Foundations Of Cognitive Science

Object File

In feature integration theory, a spotlight of attention is volitionally directed to a particular spot on a master map of locations.  This attentional spotlight enables the visual system to integrate features by bringing into register different feature maps at the location of interest.  Different features present at that location can be conjoined together in a temporary object representation called an object file (Kahneman, Treisman, & Gibbs, 1992; Treisman, Kahneman, & Burkell, 1983).  Object files provide a link from visual information to higher-order cognition. Information about detected objects (i.e. features united in object files) can be as cues to access to general knowledge of the world, such as perceptual categories or knowledge about identified objects.  “Conscious perception depends on temporary object representations in which the different features are collected from the dimensional modules and inter-related, then matched to stored descriptions in a long-term visual memory to allow recognition” (Treisman, 1988, p. 204).
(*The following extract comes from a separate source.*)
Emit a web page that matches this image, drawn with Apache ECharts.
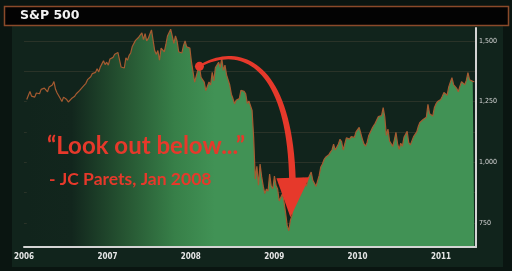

  1. Kahneman, D., Treisman, A., & Gibbs, B. J. (1992). The reviewing of object files: Object-specific integration of information. Cognitive Psychology, 24(2), 175-219.
  2. Treisman, A. M. (1988). Features and objects: The fourteenth Bartlett memorial lecture. Quarterly Journal of Experimental Psychology, 40A, 201-237.
  3. Treisman, A. M., Kahneman, D., & Burkell, J. (1983). Perceptual objects and the cost of filtering. Perception & Psychophysics, 33(6), 527-532.